La segunda de esas consideraciones a las que se aludía es el papel de los bancos centrales, más ágil que la vista durante la crisis de 2008. En esta coyuntura, el BCE, por ejemplo, ha ejercitado sus movimientos con contundencia. La inyección de dinero es considerable, y el reto estriba en que ese flujo llegue a sus destinatarios reales: gobiernos, empresas, familias. Pero, además, ya se intuye que eso no va a ser suficiente. Los procesos de recuperación urgirán de nuevos estímulos, nuevas andanadas de dinero amparadas en una evolución de los tipos de interés que está siendo favorable. Es un riesgo muy bajo de inflación, cuando la demanda se hallará, igualmente, con las constantes vitales planas. Los gobiernos deben hacer una cosa en tal escenario: gastar. Ya se pensarán los ajustes en su momento. Pero ahora toca elevar la demanda agregada.
Un tercer factor a considerar es la acción coordinada de Europa, fragmentada una vez más por la idea hanseática de que los países del sur se acojan a un rescate totalmente injusto. Alemania tiene en los mercados europeos una vía clara para sus exportaciones, más del 6%; Holanda, poco más del 12%. Cifras relevantes que deberían hacer pensar a los dirigentes del norte de Europa que la anemia del centro y del sur de Europa va a ser nociva para sus propios intereses. Esto observando únicamente el prisma crematístico, sin incidir en la desgracia humana que se puede infligir si no se acuerdan hojas de ruta conjuntas. Las reglas deben romperse, sin más miedo que el temor a la muerte de muchas personas, a su padecimiento por pérdidas de puestos de trabajo y empresas, a sus debacles familiares y humanas. No es tiempo de rigideces ni de catecismos egoístas.

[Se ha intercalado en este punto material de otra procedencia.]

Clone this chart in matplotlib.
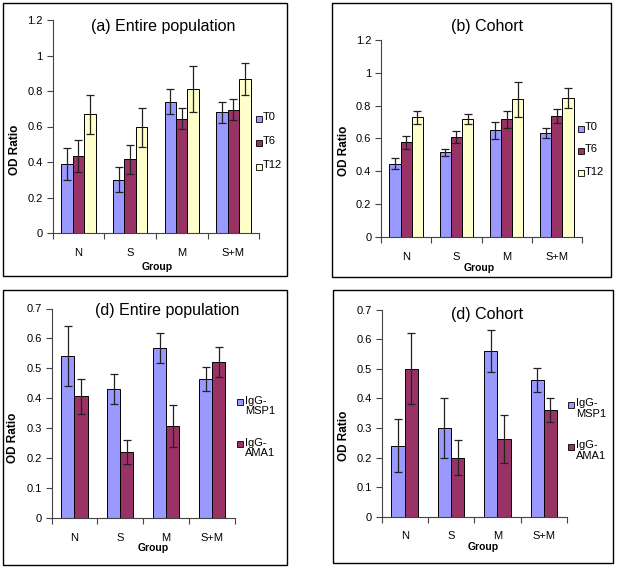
import matplotlib
matplotlib.use('Agg')
import matplotlib.pyplot as plt
from matplotlib.patches import Rectangle
import numpy as np

plt.rcParams['font.family'] = ['Liberation Sans', 'DejaVu Sans']

W, H = 617, 568

groups = ['N', 'S', 'M', 'S+M']

# (a) entire population
ent_t0 = [0.39, 0.30, 0.74, 0.68]
ent_t6 = [0.435, 0.415, 0.645, 0.695]
ent_t12 = [0.67, 0.595, 0.81, 0.865]
ent_t0_err = [0.09, 0.07, 0.07, 0.06]
ent_t6_err = [0.09, 0.08, 0.06, 0.06]
ent_t12_err = [0.11, 0.11, 0.13, 0.09]

# (b) cohort
coh_t0 = [0.447, 0.515, 0.65, 0.635]
coh_t6 = [0.578, 0.61, 0.716, 0.737]
coh_t12 = [0.728, 0.717, 0.838, 0.847]
coh_t0_err = [0.033, 0.02, 0.053, 0.03]
coh_t6_err = [0.04, 0.035, 0.049, 0.04]
coh_t12_err = [0.042, 0.03, 0.105, 0.06]

# (d) entire population, IgG
ent_msp1 = [0.54, 0.43, 0.568, 0.466]
ent_ama1 = [0.406, 0.221, 0.306, 0.522]
ent_msp1_err = [0.10, 0.05, 0.05, 0.04]
ent_ama1_err = [0.06, 0.04, 0.07, 0.05]

# (d) cohort, IgG
coh_msp1 = [0.24, 0.30, 0.56, 0.461]
coh_ama1 = [0.50, 0.20, 0.262, 0.361]
coh_msp1_err = [0.09, 0.10, 0.07, 0.04]
coh_ama1_err = [0.12, 0.06, 0.08, 0.04]

time_labels = ['T0', 'T6', 'T12']
igg_labels = ['IgG-\nMSP1', 'IgG-\nAMA1']
c_blue, c_red, c_yel = '#9999FF', '#993366', '#FFFFCC'

fig = plt.figure(figsize=(W / 100, H / 100), dpi=100)


def fx(x):
    return x / W


def fy(y):
    return 1 - y / H


def panel(box, rect, series, errs, colors, ymax, ystep, title, tpos, gpos, opos):
    # outer border
    fig.patches.append(Rectangle((fx(box[0]), fy(box[3])), fx(box[2] - box[0]), (box[3] - box[1]) / H,
                                 transform=fig.transFigure, fill=False, lw=1.0, ec='black'))
    l, t, r, b = rect
    ax = fig.add_axes([fx(l), fy(b), (r - l) / W, (b - t) / H])
    n = len(series)
    w = 1.0 / (n + 1.5)
    x = np.arange(len(groups))
    for i, (vals, err, col) in enumerate(zip(series, errs, colors)):
        ax.bar(x + (i - (n - 1) / 2) * w, vals, w, color=col, edgecolor='black', lw=0.7,
               yerr=err, error_kw=dict(ecolor='#222222', elinewidth=0.9, capsize=2.6, capthick=0.9))
    ax.set_xlim(-0.5, len(groups) - 0.5)
    ax.set_ylim(0, ymax)
    yt = np.round(np.arange(0, ymax + ystep / 2, ystep), 2)
    ax.set_yticks(yt)
    ax.set_yticklabels(['%g' % v for v in yt])
    ax.set_xticks(np.arange(len(groups) + 1) - 0.5)
    ax.set_xticklabels([])
    ax.set_xticks(x, minor=True)
    ax.set_xticklabels(groups, minor=True)
    ax.tick_params(axis='x', which='minor', length=0, pad=10.5, labelsize=8)
    ax.tick_params(axis='x', which='major', length=4, width=0.8, color='#444444', direction='out')
    ax.tick_params(axis='y', length=4, width=0.8, color='#444444', direction='out', pad=3, labelsize=8)
    for s in ['top', 'right']:
        ax.spines[s].set_visible(False)
    for s in ['left', 'bottom']:
        ax.spines[s].set_color('#444444')
        ax.spines[s].set_linewidth(0.8)
    ax.patch.set_alpha(0)
    fig.text(fx(tpos[0]), fy(tpos[1]), title, ha='center', va='center', fontsize=11.5)
    fig.text(fx(gpos[0]), fy(gpos[1]), 'Group', ha='center', va='center', fontsize=7.5, fontweight='bold')
    fig.text(fx(opos[0]), fy(opos[1]), 'OD Ratio', ha='center', va='center', fontsize=8.5,
             fontweight='bold', rotation=90)
    return ax


def legend(labels, colors, mx, tx, rows):
    for lab, col, ry in zip(labels, colors, rows):
        fig.patches.append(Rectangle((fx(mx - 3), fy(ry + 3)), 6 / W, 6 / H, transform=fig.transFigure,
                                     fc=col, ec='black', lw=0.6))
        fig.text(fx(tx), fy(ry - 6.5), lab, ha='left', va='top', fontsize=8, linespacing=1.1)


panel((3, 3, 287, 276), (52.5, 20, 259.3, 233), [ent_t0, ent_t6, ent_t12],
      [ent_t0_err, ent_t6_err, ent_t12_err], [c_blue, c_red, c_yel], 1.2, 0.2,
      '(a) Entire population', (163, 27), (157, 267), (15, 150))
legend(time_labels, [c_blue, c_red, c_yel], 258.5, 263, [119, 143, 167])

panel((332, 3, 611, 277), (381, 40, 582, 237), [coh_t0, coh_t6, coh_t12],
      [coh_t0_err, coh_t6_err, coh_t12_err], [c_blue, c_red, c_yel], 1.2, 0.2,
      '(b) Cohort', (487, 27), (479, 268), (344, 151))
legend(time_labels, [c_blue, c_red, c_yel], 580.5, 585, [129, 151, 173])

panel((3, 290, 287, 565), (51.5, 308.5, 235, 518), [ent_msp1, ent_ama1],
      [ent_msp1_err, ent_ama1_err], [c_blue, c_red], 0.7, 0.1,
      '(d) Entire population', (167, 311), (153, 548), (13, 438))
legend(igg_labels, [c_blue, c_red], 240.5, 245, [402, 444])

panel((333, 290, 613, 563), (381.5, 309.5, 567, 516.7), [coh_msp1, coh_ama1],
      [coh_msp1_err, coh_ama1_err], [c_blue, c_red], 0.7, 0.1,
      '(d) Cohort', (487, 315), (483, 547), (344, 436))
legend(igg_labels, [c_blue, c_red], 571, 576, [405, 447])

fig.savefig('out.png', dpi=100, facecolor='white')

Un cuarto factor, que enlaza los expuestos, es la urgencia en arbitrar mecanismos de mutualización de las deudas. Las cerrazones alemana y holandesa no obedecen a condicionantes técnicos, y son cortoplacistas en el ámbito económico. Esas posturas pueden estar sometidas a intereses más electoralistas nacionales que en clave estrictamente europea.
Están las instituciones, hay dinero, todos parecen ir hacia el mismo objetivo. Pero debe imponerse el sentido común para evitar el desastre que, para algunos, cuadrará sus hojas de cálculo, pero llenará de espanto a muchísima gente.